This Folio Life: Illustrating an ecological masterpiece

Folio Art Director Sheri Gee spoke to artist Teagan White on their illustration background and experience illustrating Rachel Carson’s ground-breaking book, Silent Spring.

 

Tell me a bit about yourself

 

I’m an artist and outsider naturalist influenced by years of living in the Midwest and Great Lakes region. I went to school for illustration at the Minneapolis College of Art & Design, and currently live in the Pacific Northwest with my partner and their seven-year-old daughter. 

 

 

My work is the result of direct experience with natural phenomena and dedicated communication with the land around me, particularly the declining white oak savanna and the turbulent Oregon coastline. I’m interested in art’s potential to convey urgent truths about the state of the world, help us think imaginatively about solutions, and bring us into closer alignment with wild Nature. 
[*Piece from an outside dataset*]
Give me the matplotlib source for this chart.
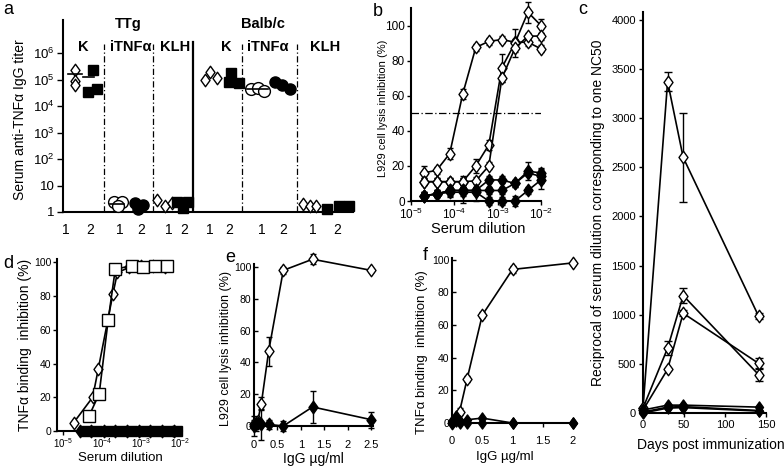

I work in an assortment of media, most often watercolor and gouache on paper, and I do self-directed gallery work, a small amount of commercial work, and also make picture books in a kid-oriented art style.

 

 

 

When did you decide you wanted to be an illustrator?

 

I’m not sure that I ever had an iconic moment when I realized that being an illustrator was the right path for me, and I’m still not convinced that it necessarily is the right path to be on. I think I arrived here due to a refusal to do anything else — being in Nature and making art are the only things I want to spend my time doing, so I keep finding ways to keep doing those things. I’m disappointed every day by the lack of opportunities, for both myself and others, to support themselves while pursuing an authentic creative practice without participating in the spectacle of capitalist marketing or being complicit in behind-the-scenes exploitation. But sometimes projects come along where your vision and values align with another person’s, and you have the opportunity to work together in elevating a thing that you both really care about, and the feeling I get from that is what convinces me there is enormous value in this collaborative art-making process called illustration.

 

 

 

Had you read Silent Spring before this commission?

 

I read Silent Spring in high school as part of an Environmental Studies class. It made an impact, but at the time I definitely understood it in past tense. I believed Rachel Carson's revelations about the devastating ecological effects of DDT had ensured that the US government and the chemical industry would never again be allowed to unleash poison into the environment. But as an adult entering what John P. Clark terms the Necrocene, or the new age of death and extinction caused by capitalist accumulation, it's clear to me that the dominant society still hasn't come to terms with the core message of Carson's book: that we humans are woven into a marvellously intricate web of life, not above or separate from any other part of Nature, and when we wage war on the Earth we simultaneously make it unfit for our own survival. Working on these illustrations with The Folio Society felt like an opportunity to pay homage to a writer who was an early influence on my own philosophy, and to help bring her work to the attention of a new generation during a time when her words are more important than ever.

 

 

 

It was an absolute joy to commission you for this project, someone whose heart is in the environment with every brush and pen stroke. We knew that the commission should take the form of illustrated quotes but otherwise really wanted your ideas to take that forward. How did you approach the commission?

 

In preparation for illustrating the book, I re-read the text in search of the most impactful and subversive passages, and took note of any imagery that could help emphasize Carson's themes.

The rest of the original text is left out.